Ne culpabilisez pas à l’idée de régulièrement apporter des révisions à vos créations : c’est le processus naturel d’un projet qui s’étend sur plusieurs années. Tirez-en profit pour faire mûrir votre réflexion sur des éléments qui vous semblaient nébuleux aux premiers abords.
Ne négligez pas les relations avec vos proches, ne vous isolez pas. Prenez soin de votre alimentation, prenez le temps de vous faire plaisir en faisant mijoter de bons petits plats, ça aide à conserver l’humeur.
(Vincent) : Partez toujours d’un scénario bien écrit, même l’histoire la plus simple pour un jeu sans histoire ne doit pas laisser de place au doute ou à l’interprétation, car toute l’équipe va s’appuyer dessus à un moment de la production.
Pour la partie préproduction, celle-ci n’est jamais assez longue.

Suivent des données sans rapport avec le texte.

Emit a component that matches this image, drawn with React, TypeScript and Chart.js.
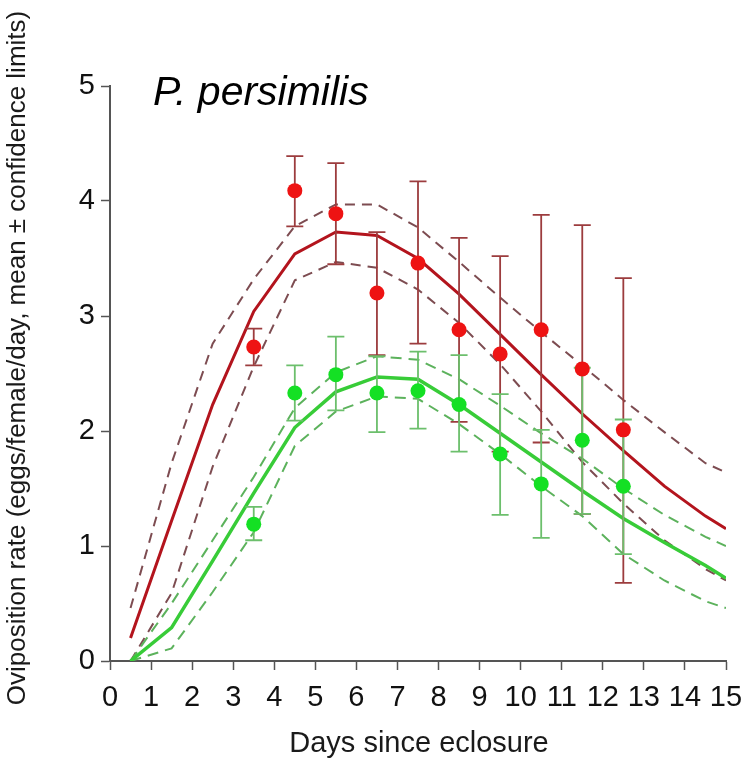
import React, { useEffect, useRef } from "react";
import { Chart, registerables } from "chart.js";

Chart.register(...registerables);

// ---- Data ----
const curveDays = [0.5, 1.5, 2.5, 3.5, 4.5, 5.5, 6.5, 7.5, 8.5, 9.5, 10.5, 11.5, 12.5, 13.5, 14.5, 15];

const redFit = [0.2, 1.22, 2.23, 3.04, 3.54, 3.73, 3.7, 3.5, 3.19, 2.84, 2.49, 2.15, 1.83, 1.52, 1.26, 1.15];
const redFitUpper = [0.46, 1.72, 2.76, 3.32, 3.78, 3.97, 3.97, 3.77, 3.47, 3.16, 2.86, 2.57, 2.27, 1.99, 1.72, 1.64];
const redFitLower = [0.0, 0.59, 1.69, 2.56, 3.31, 3.47, 3.42, 3.23, 2.94, 2.58, 2.17, 1.73, 1.37, 1.05, 0.8, 0.7];

const greenFit = [0.0, 0.29, 0.87, 1.46, 2.03, 2.34, 2.47, 2.45, 2.23, 1.98, 1.73, 1.48, 1.24, 1.03, 0.83, 0.72];
const greenFitUpper = [0.0, 0.5, 1.05, 1.6, 2.2, 2.51, 2.65, 2.62, 2.45, 2.22, 1.98, 1.76, 1.5, 1.27, 1.08, 1.0];
const greenFitLower = [0.0, 0.11, 0.6, 1.12, 1.87, 2.17, 2.3, 2.28, 2.06, 1.8, 1.52, 1.26, 0.93, 0.7, 0.52, 0.46];

const obsDays = [3.5, 4.5, 5.5, 6.5, 7.5, 8.5, 9.5, 10.5, 11.5, 12.5];

const redMean = [2.73, 4.09, 3.89, 3.2, 3.46, 2.88, 2.67, 2.88, 2.54, 2.01];
const redUpper = [2.89, 4.39, 4.33, 3.73, 4.17, 3.68, 3.52, 3.88, 3.79, 3.33];
const redLower = [2.57, 3.78, 3.45, 2.66, 2.76, 2.08, 1.82, 1.9, 1.28, 0.68];

const greenMean = [1.19, 2.33, 2.49, 2.33, 2.35, 2.23, 1.8, 1.54, 1.92, 1.52];
const greenUpper = [1.34, 2.57, 2.82, 2.65, 2.69, 2.66, 2.32, 2.01, 2.55, 2.1];
const greenLower = [1.05, 2.09, 2.18, 1.99, 2.02, 1.82, 1.27, 1.07, 1.28, 0.93];

const xTickLabels = ["0", "1", "2", "3", "4", "5", "6", "7", "8", "9", "10", "11", "12", "13", "14", "15"];
const yTickLabels = ["0", "1", "2", "3", "4", "5"];

const speciesLabel = "P. persimilis";
const xTitle = "Days since eclosure";
const yTitle = "Oviposition rate (eggs/female/day, mean \u00b1 confidence limits)";

const FONT = "'Liberation Sans', Arial, Helvetica, sans-serif";

const toXY = (xs: number[], ys: number[]) => xs.map((x, i) => ({ x, y: ys[i] }));

export default function App() {
  const ref = useRef<HTMLCanvasElement>(null);

  useEffect(() => {
    document.body.style.margin = "0";
    const canvas = ref.current;
    if (!canvas) return;

    const RED_POINTS = 6;

    const errorBars = {
      id: "errorBars",
      beforeDatasetDraw(chart: any, args: any) {
        if (args.index !== RED_POINTS) return;
        const xs = chart.scales.x;
        const ys = chart.scales.y;
        const ctx = chart.ctx;
        const groups = [
          { lo: redLower, hi: redUpper, color: "#9c3c3e" },
          { lo: greenLower, hi: greenUpper, color: "#6cbf6c" },
        ];
        ctx.save();
        ctx.lineWidth = 1.8;
        for (const g of groups) {
          ctx.strokeStyle = g.color;
          obsDays.forEach((d, i) => {
            const px = xs.getPixelForValue(d);
            const top = ys.getPixelForValue(g.hi[i]);
            const bot = ys.getPixelForValue(g.lo[i]);
            ctx.beginPath();
            ctx.moveTo(px, top);
            ctx.lineTo(px, bot);
            ctx.moveTo(px - 8.5, top);
            ctx.lineTo(px + 8.5, top);
            ctx.moveTo(px - 8.5, bot);
            ctx.lineTo(px + 8.5, bot);
            ctx.stroke();
          });
        }
        ctx.restore();
      },
    };

    const texts = {
      id: "texts",
      afterDraw(chart: any) {
        const ctx = chart.ctx;
        ctx.save();
        ctx.fillStyle = "#000";
        ctx.font = `italic 41px ${FONT}`;
        ctx.textAlign = "left";
        ctx.textBaseline = "alphabetic";
        ctx.fillText(speciesLabel, 153, 105);

        ctx.fillStyle = "#1a1a1a";
        ctx.font = `29px ${FONT}`;
        ctx.textAlign = "center";
        ctx.fillText(xTitle, 419, 752);

        ctx.font = `26px ${FONT}`;
        ctx.translate(18, 358);
        ctx.rotate(-Math.PI / 2);
        ctx.textBaseline = "middle";
        ctx.fillText(yTitle, 0, 0);
        ctx.restore();
      },
    };

    const lineDs = (data: number[], color: string, width: number, dash: number[], order: number) => ({
      type: "line" as const,
      data: toXY(curveDays, data),
      borderColor: color,
      borderWidth: width,
      borderDash: dash,
      pointRadius: 0,
      fill: false,
      tension: 0,
      showLine: true,
      order,
    });

    const chart = new Chart(canvas, {
      type: "scatter",
      data: {
        datasets: [
          lineDs(redFitUpper, "#7d4c51", 2, [10, 7], 20),
          lineDs(redFitLower, "#7d4c51", 2, [10, 7], 19),
          lineDs(redFit, "#b3141d", 3, [], 18),
          lineDs(greenFitUpper, "#5cb25c", 2, [11, 7], 17),
          lineDs(greenFitLower, "#5cb25c", 2, [11, 7], 16),
          lineDs(greenFit, "#38cc38", 3.5, [], 15),
          {
            type: "scatter" as const,
            data: toXY(obsDays, redMean),
            backgroundColor: "#ee1313",
            borderColor: "#ee1313",
            borderWidth: 0,
            pointRadius: 7.5,
            showLine: false,
            order: 2,
          },
          {
            type: "scatter" as const,
            data: toXY(obsDays, greenMean),
            backgroundColor: "#14e024",
            borderColor: "#14e024",
            borderWidth: 0,
            pointRadius: 7.5,
            showLine: false,
            order: 1,
          },
        ],
      },
      options: {
        animation: false,
        responsive: false,
        devicePixelRatio: 1,
        events: [],
        layout: { padding: { top: 86, right: 17, left: 0, bottom: 0 } },
        plugins: { legend: { display: false }, tooltip: { enabled: false }, title: { display: false } },
        scales: {
          x: {
            type: "linear",
            min: 0,
            max: 15,
            afterFit: (s: any) => {
              s.height = 103;
            },
            ticks: {
              stepSize: 1,
              autoSkip: false,
              maxRotation: 0,
              minRotation: 0,
              padding: 0,
              color: "#111",
              font: { family: FONT, size: 29, lineHeight: 1.9 },
              callback: (v: any) => xTickLabels[Math.round(Number(v))] ?? "",
            },
            grid: {
              display: true,
              drawOnChartArea: false,
              drawTicks: true,
              tickLength: 9,
              tickWidth: 1.5,
              tickColor: "#555",
            },
            border: { display: true, color: "#555", width: 2 },
          },
          y: {
            type: "linear",
            min: 0,
            max: 5,
            afterFit: (s: any) => {
              s.width = 110;
            },
            ticks: {
              stepSize: 1,
              autoSkip: false,
              padding: 6,
              color: "#111",
              font: { family: FONT, size: 29 },
              callback: (v: any) => yTickLabels[Math.round(Number(v))] ?? "",
            },
            grid: {
              display: true,
              drawOnChartArea: false,
              drawTicks: true,
              tickLength: 9,
              tickWidth: 1.5,
              tickColor: "#555",
            },
            border: { display: true, color: "#555", width: 2 },
          },
        },
      },
      plugins: [errorBars, texts],
    } as any);

    return () => chart.destroy();
  }, []);

  return (
    <div style={{ position: "absolute", left: 0, top: 0, width: 743, height: 764, background: "#fff" }}>
      <canvas ref={ref} width={743} height={764} style={{ display: "block", width: 743, height: 764 }} />
    </div>
  );
}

Même si c’est très tentant de commencer à créer le jeu, il va de toute façon subir au moins deux itérations sur chaque partie. Il est utile de faire une bible de références, ou une vidéo montage de deux minutes, pleine de référence, pour s’assurer que tout le monde avance dans la même direction. Enfin, l’U.I. (Interface Utilisateur) même très simple, prend beaucoup beaucoup de temps, ne pas reporter à la toute fin.